Unsecured creditors, depending on their type of debt, will receive from about 21 cents to 28 cents on the dollar depending on the type of security they held. Shareholders, whose stock in the company hit a high of $86.18 in February of 2007 according to Reuters Data, will receive nothing.
The company had $639 billion in assets when it went bankrupt. Some of that money was returned to brokerage customers in a separate proceeding. There remains $65 billion to be returned to creditors who have $450 billion in claims, a group that includes debt investors and trading partners from before the bankruptcy, like Goldman Sachs.
While Lehman winds down, it will continue to manage its holdings in real estate company Archstone, banks, asset manager Neuberger Berman and private equity.
Looking back to the long day that began on September 14, 2008, and continued into the bankruptcy filing the next day, Lehman's lead lawyer, Harvey Miller of Weil Gotshal & Manges, remembered how the meltdown started.

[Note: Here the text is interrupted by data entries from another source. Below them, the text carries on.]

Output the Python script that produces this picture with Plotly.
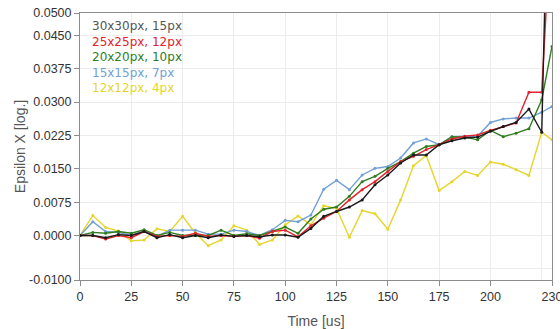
import plotly.graph_objects as go

time_us = [0, 6.25, 12.5, 18.75, 25, 31.25, 37.5, 43.75, 50, 56.25, 62.5, 68.75,
           75, 81.25, 87.5, 93.75, 100, 106.25, 112.5, 118.75, 125, 131.25, 137.5,
           143.75, 150, 156.25, 162.5, 168.75, 175, 181.25, 187.5, 193.75, 200,
           206.25, 212.5, 218.75, 225, 230]

s30 = [0, 0, -0.0005, 0.0002, 0, 0.0009, -0.0005, 0.0002, -0.0005, 0, -0.0005, 0.0001,
       -0.0002, 0, -0.0003, 0.0001, 0.0001, -0.0004, 0.0016, 0.0043, 0.0054, 0.0064,
       0.008, 0.0114, 0.0136, 0.0163, 0.0181, 0.0181, 0.0204, 0.0213, 0.0219, 0.0221,
       0.0234, 0.0245, 0.0254, 0.0284, 0.0232, 0.12]
s25 = [0, 0, -0.0008, 0, -0.0005, 0.0009, -0.0002, 0, -0.0002, 0.0005, -0.0002, 0,
       -0.0002, 0, -0.0006, 0.0009, 0.0012, -0.0003, 0.0022, 0.0039, 0.0054, 0.008,
       0.0103, 0.0121, 0.0144, 0.0166, 0.0178, 0.0193, 0.0204, 0.0217, 0.0223, 0.0226,
       0.0236, 0.0245, 0.0253, 0.0322, 0.0322, 0.075]
s20 = [0, 0.0007, 0.0005, 0.0009, 0.0005, 0.0013, 0, 0.0007, 0, 0.0001, 0, 0.0012,
       0, 0.0004, 0, 0.0009, 0.0019, 0.0005, 0.0037, 0.0059, 0.0064, 0.0088, 0.0121,
       0.0133, 0.0151, 0.0166, 0.0185, 0.02, 0.0204, 0.0222, 0.0221, 0.0215, 0.0236,
       0.0222, 0.023, 0.024, 0.0305, 0.0425]
s15 = [0, 0.0031, 0.0009, 0.0007, 0, 0.001, -0.0002, 0.0012, 0.0012, 0.0012, 0.0003,
       0.0003, 0.0012, 0.0009, 0, 0.0013, 0.0034, 0.0031, 0.0046, 0.0104, 0.0124,
       0.0103, 0.0136, 0.0151, 0.0155, 0.0174, 0.0208, 0.0217, 0.0204, 0.0222, 0.0223,
       0.0223, 0.0254, 0.0262, 0.0264, 0.0264, 0.0277, 0.029]
s12 = [0, 0.0045, 0.0018, 0.001, -0.0012, -0.001, 0.0015, 0.0009, 0.0043, 0.0005,
       -0.0023, -0.001, 0.0022, 0.0012, -0.002, -0.001, 0.0024, 0.0044, 0.0024, 0.0067,
       0.0061, -0.0004, 0.0056, 0.0049, 0.0014, 0.008, 0.0157, 0.018, 0.0101, 0.0121,
       0.0144, 0.0135, 0.0165, 0.016, 0.0148, 0.0135, 0.0232, 0.0215]

names = ["30x30px, 15px", "25x25px, 12px", "20x20px, 10px", "15x15px, 7px", "12x12px, 4px"]
series = [s30, s25, s20, s15, s12]
line_colors = ["#1a1a1a", "#e3222c", "#2f7d1f", "#719fd6", "#e6d52a"]
text_colors = ["#555555", "#e3222c", "#2f7d1f", "#719fd6", "#e6d52a"]

y_tickvals = [-0.01, 0, 0.0075, 0.015, 0.0225, 0.03, 0.0375, 0.045, 0.05]
y_ticktext = ["-0.0100", "0.0000", "0.0075", "0.0150", "0.0225", "0.0300", "0.0375", "0.0450", "0.0500"]
x_tickvals = [0, 25, 50, 75, 100, 125, 150, 175, 200, 230]
x_ticktext = ["0", "25", "50", "75", "100", "125", "150", "175", "200", "230"]

fig = go.Figure()
for i in reversed(range(len(series))):
    fig.add_trace(go.Scatter(
        x=time_us, y=series[i], mode="lines+markers", name=names[i],
        line=dict(color=line_colors[i], width=1.4),
        marker=dict(color=line_colors[i], size=3),
        showlegend=False, cliponaxis=True))

for i, n in enumerate(names):
    fig.add_annotation(text=n, xref="paper", yref="paper", x=0.022, y=0.985 - i * 0.0585,
                       xanchor="left", yanchor="top", showarrow=False,
                       font=dict(family="DejaVu Sans", size=12, color=text_colors[i]))

axis_common = dict(showline=True, linecolor="#8c8c8c", linewidth=1, mirror=True,
                   gridcolor="#ececec", gridwidth=1, zeroline=False, automargin=False,
                   ticks="outside", ticklen=5, tickcolor="#8c8c8c",
                   ticklabeloverflow="allow",
                   tickfont=dict(family="Liberation Sans, Arial", size=12.5, color="#333333"))

fig.update_layout(
    width=560, height=329,
    margin=dict(l=80, r=8, t=13, b=49),
    paper_bgcolor="white", plot_bgcolor="white",
    xaxis=dict(range=[0, 230], tickvals=x_tickvals, ticktext=x_ticktext,
               minor=dict(tickvals=[225], showgrid=True, gridcolor="#ececec", ticks=""),
               title=dict(text="Time [us]", standoff=13,
                          font=dict(family="Liberation Sans, Arial", size=14, color="#555555")),
               **axis_common),
    yaxis=dict(range=[-0.01, 0.05], tickvals=y_tickvals, ticktext=y_ticktext,
               minor=dict(tickvals=[-0.0075], showgrid=True, gridcolor="#ececec", ticks=""),
               title=dict(text="Epsilon X [log.]", standoff=0,
                          font=dict(family="Liberation Sans, Arial", size=14, color="#555555")),
               **axis_common),
    font=dict(family="Liberation Sans, Arial"),
)

# Remove the default 8px page margin so the 560x329 figure fills the window.
fig.write_html("out.html", config={"displayModeBar": False},
               post_script="document.body.style.margin='0';document.body.style.overflow='hidden';")
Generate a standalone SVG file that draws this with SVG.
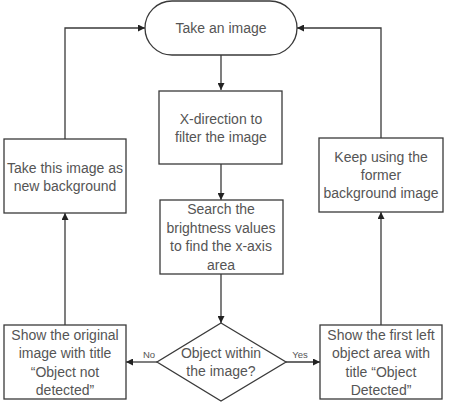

"I see the chaos, the confusion and the distress on the faces of hundreds of Lehman employees flooding into the enterprise's headquarters at 745 Seventh Avenue in their attempt to gather their belongings before a potential lock-down
of the building," Miller told the court.
At the time of the bankruptcy, Lehman was an international company with businesses and employees around the globe. Many of Lehman's 25,000 employees were saved by asset sales but thousands still lost their jobs. In the end, 23 different Lehman companies were included in the bankruptcy proceedings.
In bankruptcy, Lehman sold many of its assets, from valuable artwork to complex Wall Street securities; achieved settlements with creditors, investors and trading partners; and exited real estate leases like its Canary Wharf building in London and sold buildings.
The bankruptcy has been tumultuous, with lawsuits creating sideshows to the already complicated business of unwinding and valuing securities such as credit derivative swaps.
One of those legal cases put Lehman and Barclays executives on the witness stand to determine if the deal struck selling Lehman's bank to Barclays was fair.
At times, the bankruptcy has provided a deeper look at the kinds of conversations that took place in the months ahead of the company's collapse, when the credit markets were contracting and taking down competitors, such as Bear Stearns.
The weekend that Lehman collapsed, the banking system was in upheaval. Merrill Lynch agreed to sell itself to Bank of America, while American International Group struggled to stave off bankruptcy and then took an $85 billion rescue package.
Lehman's bankruptcy opened a new chapter in the financial crisis, one that many investors, policy makers, and bankers feared would result in widespread bank runs and collapses reminiscent of the Great Depression. The Federal Reserve, Congress, and other officials spent much of the rest of 2008 trying to limit the havoc wreaked by the financial crisis.
Lehman's own role in its downfall, particularly the actions of executives like CEO Richard Fuld, were also the subject of numerous investigations by government agencies.
Fuld was forced to testify before Congress and said that he did not know about an accounting tactic known as Repo 105 that made its balance sheet look healthier than it was. A bankruptcy court examiner said in 2010 that it had contributed to the company's decline.
Fuld and others at Lehman argued that many of their problems were due to investors who in the months ahead of its implosion sold the stock short.
Lehman attorney Miller told Judge Peck on Tuesday that only one objection remained among the thousands of claims that have been made against the company. That objection, which kept the proceedings from moving even more quickly, was withdrawn.
The Lehman wind-down plan, which 95 percent of voting creditors approved last month, was the end game to lengthy negotiations to a massive settlement. Under Lehman's plan for post-bankruptcy dealings, it will pay periodic distributions to its creditors.
"It seems almost like yesterday that we started this journey. In another context to some of us it seems we have spent a lifetime working on Lehman," Miller said.
Fees for the Lehman bankruptcy's advisers and lawyers have totaled about $1.5 billion.
The case is In re: Lehman Brothers Holdings Inc, U.S. Bankruptcy Court, Southern District of New York, No. 08-13555.